Este hombre, cuya acción fue extrema y puso en riesgo vidas, algo que no debe romantizarse, tomó una decisión desesperada en un contexto igualmente desesperado. Cuba no es un país normal. No hay canales para escapar de la miseria sin exponerse al mar, a los tiburones, o a la represión. Él eligió una vía condenable, sí, pero también reveladora del nivel de opresión al que muchos han estado sometidos.
Tras aterrizar en Florida sin causar víctimas y entregarse voluntariamente, fue procesado con todo el peso de la ley estadounidense. Pagó 18 años en una prisión federal. Cualquier concepto básico de justicia indicaría que ha saldado su deuda con la sociedad.

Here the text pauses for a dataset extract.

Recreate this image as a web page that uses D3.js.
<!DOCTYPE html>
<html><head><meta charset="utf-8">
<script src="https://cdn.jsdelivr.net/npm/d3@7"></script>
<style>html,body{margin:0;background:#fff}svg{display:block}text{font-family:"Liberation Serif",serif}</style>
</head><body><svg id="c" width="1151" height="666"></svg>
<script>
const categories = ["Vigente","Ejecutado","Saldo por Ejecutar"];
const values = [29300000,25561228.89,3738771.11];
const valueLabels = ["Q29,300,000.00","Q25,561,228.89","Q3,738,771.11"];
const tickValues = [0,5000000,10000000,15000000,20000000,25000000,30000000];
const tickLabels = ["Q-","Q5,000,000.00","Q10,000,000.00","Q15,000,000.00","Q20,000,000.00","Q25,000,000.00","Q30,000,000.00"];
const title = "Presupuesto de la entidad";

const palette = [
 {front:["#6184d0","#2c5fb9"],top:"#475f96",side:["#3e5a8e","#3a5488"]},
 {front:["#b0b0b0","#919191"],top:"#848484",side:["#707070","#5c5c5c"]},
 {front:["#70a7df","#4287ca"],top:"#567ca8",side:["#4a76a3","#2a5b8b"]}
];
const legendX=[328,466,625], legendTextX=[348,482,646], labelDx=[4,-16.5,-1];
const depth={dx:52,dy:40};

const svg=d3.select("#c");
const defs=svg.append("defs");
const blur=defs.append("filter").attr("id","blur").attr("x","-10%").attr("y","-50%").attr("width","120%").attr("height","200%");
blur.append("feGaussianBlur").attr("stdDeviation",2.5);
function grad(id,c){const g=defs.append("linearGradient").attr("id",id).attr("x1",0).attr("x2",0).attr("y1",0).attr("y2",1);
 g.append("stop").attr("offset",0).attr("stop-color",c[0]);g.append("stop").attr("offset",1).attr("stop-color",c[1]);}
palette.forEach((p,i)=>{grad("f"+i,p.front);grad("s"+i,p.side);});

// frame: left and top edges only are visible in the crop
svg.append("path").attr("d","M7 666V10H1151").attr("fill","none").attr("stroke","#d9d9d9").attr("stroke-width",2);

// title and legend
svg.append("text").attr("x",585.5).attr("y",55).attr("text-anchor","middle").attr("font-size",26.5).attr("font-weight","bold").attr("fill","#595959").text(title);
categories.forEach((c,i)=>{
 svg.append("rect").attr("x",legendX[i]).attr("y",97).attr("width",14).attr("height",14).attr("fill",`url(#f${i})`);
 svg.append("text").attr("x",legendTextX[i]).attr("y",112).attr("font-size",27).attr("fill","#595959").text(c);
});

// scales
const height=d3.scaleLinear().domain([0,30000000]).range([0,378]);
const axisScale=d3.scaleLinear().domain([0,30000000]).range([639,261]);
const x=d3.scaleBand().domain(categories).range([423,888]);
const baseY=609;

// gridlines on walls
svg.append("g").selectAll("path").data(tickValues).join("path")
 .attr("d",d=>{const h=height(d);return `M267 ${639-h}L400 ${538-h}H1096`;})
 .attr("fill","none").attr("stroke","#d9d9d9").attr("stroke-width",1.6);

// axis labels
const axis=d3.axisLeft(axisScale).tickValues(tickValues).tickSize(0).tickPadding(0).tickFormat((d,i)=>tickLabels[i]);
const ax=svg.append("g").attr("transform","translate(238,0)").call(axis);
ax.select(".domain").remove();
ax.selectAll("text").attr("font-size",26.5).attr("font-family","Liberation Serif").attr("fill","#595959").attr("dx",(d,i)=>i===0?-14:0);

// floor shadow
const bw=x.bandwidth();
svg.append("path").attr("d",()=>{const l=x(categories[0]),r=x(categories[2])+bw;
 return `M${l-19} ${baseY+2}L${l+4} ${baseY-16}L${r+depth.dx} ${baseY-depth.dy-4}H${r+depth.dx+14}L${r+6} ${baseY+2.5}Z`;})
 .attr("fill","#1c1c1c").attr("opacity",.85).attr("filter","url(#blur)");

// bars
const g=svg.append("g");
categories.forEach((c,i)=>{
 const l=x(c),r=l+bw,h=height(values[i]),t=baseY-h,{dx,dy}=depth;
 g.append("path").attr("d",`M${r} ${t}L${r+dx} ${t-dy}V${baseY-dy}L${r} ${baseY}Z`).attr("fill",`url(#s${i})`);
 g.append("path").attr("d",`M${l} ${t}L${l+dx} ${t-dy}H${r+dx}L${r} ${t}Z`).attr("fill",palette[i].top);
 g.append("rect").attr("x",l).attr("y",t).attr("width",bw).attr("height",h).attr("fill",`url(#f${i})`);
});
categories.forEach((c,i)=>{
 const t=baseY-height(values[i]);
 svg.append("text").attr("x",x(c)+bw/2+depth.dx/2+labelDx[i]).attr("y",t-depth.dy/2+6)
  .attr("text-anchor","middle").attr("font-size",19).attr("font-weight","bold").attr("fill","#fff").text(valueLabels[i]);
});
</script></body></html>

Pero ahora, ICE (la agencia de Inmigración y Control de Aduanas) pretende devolverlo a la isla de la cual escapó como si nada hubiera pasado. ¿Y qué puede esperarle en Cuba? Nada menos que una revancha política. Aunque hayan pasado más de 20 años, el régimen no olvida. Fidel Castro en su momento presionó por su extradición, y si no lo logró fue porque Estados Unidos sabía lo que podía pasar: la muerte inmediata, sin juicio justo. No era paranoia, era historia reciente, como lo demuestra el caso de los jóvenes que secuestraron la lancha de Regla, fusilados en 72 horas.
Si este hombre pisa suelo cubano, se convertirá en un espectáculo mediático, en una ficha de propaganda. Lo usarán como trofeo para demostrar que el largo brazo del castrismo aún puede alcanzar a quienes lo desafiaron. No sería sorprendente que lo exhiban en un tribunal lleno de cámaras, lo obliguen a «arrepentirse», y lo condenen nuevamente. O peor: que desaparezca en las cárceles de máxima seguridad sin que se sepa más de él.

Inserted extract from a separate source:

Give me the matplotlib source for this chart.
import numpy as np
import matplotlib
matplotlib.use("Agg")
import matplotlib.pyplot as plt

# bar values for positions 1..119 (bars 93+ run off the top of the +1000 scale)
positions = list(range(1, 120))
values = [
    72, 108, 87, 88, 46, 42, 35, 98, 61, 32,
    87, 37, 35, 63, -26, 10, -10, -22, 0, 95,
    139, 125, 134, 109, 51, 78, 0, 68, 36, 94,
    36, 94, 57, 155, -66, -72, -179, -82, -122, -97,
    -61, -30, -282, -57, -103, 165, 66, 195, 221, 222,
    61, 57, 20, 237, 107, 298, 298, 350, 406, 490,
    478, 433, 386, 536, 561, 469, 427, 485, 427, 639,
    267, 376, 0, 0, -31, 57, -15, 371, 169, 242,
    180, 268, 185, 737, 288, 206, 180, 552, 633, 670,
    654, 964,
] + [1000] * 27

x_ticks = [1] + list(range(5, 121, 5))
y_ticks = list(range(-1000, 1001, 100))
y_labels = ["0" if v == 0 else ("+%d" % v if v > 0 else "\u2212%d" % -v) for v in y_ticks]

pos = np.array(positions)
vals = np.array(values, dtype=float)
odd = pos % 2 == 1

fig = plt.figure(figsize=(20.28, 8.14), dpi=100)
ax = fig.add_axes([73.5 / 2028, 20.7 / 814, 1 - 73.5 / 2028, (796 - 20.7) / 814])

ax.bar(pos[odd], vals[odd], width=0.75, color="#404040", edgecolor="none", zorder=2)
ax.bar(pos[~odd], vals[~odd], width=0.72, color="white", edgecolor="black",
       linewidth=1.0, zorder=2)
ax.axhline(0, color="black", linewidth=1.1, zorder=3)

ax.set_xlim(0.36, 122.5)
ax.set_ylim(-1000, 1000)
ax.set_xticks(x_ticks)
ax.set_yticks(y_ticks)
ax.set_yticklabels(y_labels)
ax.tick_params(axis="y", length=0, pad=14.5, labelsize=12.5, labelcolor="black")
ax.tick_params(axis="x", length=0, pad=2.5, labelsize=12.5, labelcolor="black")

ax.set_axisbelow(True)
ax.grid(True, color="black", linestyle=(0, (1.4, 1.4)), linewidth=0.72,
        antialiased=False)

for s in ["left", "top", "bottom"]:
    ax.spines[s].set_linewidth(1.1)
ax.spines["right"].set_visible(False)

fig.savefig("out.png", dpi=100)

La deportación a Cuba de este individuo no es solo una afrenta a la justicia, es una entrega ritual a los verdugos de su pasado. Es echar a un hombre a los leones, sabiendo exactamente lo que esos leones harán. Y lo más cínico es que se hará en nombre de la ley y del orden migratorio.

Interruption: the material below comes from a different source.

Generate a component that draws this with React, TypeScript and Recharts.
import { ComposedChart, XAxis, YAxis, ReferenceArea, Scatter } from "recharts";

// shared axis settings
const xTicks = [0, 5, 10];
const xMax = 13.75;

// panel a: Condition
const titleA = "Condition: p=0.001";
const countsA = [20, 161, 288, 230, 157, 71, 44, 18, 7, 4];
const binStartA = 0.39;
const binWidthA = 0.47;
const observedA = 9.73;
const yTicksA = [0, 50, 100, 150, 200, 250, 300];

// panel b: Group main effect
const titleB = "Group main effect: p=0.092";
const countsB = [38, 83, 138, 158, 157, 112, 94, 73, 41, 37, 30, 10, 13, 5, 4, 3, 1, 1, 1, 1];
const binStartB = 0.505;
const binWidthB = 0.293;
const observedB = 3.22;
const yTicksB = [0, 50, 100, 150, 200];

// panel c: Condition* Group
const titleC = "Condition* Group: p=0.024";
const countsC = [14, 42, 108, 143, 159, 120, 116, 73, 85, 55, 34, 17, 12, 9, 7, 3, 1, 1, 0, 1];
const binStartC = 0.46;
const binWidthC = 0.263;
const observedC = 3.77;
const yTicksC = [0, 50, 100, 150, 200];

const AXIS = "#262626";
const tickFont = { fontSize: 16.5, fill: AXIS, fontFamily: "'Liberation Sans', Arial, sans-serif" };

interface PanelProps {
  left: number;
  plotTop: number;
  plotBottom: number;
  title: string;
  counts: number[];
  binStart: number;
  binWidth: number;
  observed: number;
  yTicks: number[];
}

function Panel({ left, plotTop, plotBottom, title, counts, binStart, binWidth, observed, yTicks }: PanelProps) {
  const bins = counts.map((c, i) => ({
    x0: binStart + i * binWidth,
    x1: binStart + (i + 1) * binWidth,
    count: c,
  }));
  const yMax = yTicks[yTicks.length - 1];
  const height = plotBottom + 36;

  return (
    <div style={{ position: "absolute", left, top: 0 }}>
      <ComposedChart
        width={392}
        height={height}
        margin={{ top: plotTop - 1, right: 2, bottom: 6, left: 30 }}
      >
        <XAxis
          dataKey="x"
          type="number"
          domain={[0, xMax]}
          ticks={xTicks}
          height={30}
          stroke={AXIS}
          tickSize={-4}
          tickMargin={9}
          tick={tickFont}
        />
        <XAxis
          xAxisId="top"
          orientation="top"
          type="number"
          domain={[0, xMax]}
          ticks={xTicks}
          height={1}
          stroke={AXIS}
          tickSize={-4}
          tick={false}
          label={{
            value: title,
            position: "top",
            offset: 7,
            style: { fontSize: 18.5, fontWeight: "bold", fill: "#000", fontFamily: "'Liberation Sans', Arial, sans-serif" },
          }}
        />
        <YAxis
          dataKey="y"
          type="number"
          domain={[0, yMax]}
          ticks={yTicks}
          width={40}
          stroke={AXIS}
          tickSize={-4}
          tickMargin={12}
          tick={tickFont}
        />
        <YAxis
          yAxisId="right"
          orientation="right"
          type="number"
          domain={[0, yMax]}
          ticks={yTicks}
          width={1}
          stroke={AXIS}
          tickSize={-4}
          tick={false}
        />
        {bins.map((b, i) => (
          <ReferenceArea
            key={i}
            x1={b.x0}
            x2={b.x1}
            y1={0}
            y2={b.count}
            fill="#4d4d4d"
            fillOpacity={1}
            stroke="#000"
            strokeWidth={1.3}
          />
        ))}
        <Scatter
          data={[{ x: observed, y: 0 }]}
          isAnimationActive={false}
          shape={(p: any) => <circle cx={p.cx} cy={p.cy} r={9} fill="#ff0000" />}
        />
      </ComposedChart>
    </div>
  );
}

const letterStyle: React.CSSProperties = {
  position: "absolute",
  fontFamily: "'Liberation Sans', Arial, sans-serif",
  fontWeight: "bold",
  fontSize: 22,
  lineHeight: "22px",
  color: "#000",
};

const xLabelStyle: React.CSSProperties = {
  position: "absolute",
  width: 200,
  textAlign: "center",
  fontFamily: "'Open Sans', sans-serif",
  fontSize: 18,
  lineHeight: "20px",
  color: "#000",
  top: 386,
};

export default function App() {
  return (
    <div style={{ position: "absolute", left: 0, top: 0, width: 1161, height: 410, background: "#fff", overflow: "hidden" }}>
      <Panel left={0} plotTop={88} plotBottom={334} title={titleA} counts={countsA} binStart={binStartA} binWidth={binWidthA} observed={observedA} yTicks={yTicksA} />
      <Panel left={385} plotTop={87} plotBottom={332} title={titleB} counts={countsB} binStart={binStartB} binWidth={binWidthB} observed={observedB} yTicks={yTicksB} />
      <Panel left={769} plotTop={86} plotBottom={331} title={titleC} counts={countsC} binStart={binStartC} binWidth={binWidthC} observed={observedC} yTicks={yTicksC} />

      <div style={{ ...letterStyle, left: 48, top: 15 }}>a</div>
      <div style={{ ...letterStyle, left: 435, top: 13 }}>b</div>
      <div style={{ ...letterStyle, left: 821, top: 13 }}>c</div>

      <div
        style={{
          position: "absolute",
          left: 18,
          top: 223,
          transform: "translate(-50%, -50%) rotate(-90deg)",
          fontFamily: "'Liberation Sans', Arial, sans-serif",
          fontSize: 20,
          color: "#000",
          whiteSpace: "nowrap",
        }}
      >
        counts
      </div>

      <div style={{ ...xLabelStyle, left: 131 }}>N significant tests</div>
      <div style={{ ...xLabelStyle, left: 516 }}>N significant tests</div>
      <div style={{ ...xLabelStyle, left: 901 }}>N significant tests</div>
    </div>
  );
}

Estados Unidos debería recordar que no se puede confiar en regímenes totalitarios para garantizar la seguridad de nadie, mucho menos de quienes los enfrentaron. Este caso no debe ser manejado con el frío automatismo burocrático de una deportación más. Es una cuestión de principios, de derechos humanos, y de decencia moral. Lo contrario sería convertirlo en el protagonista de un circo nacional… con jaula garantizada.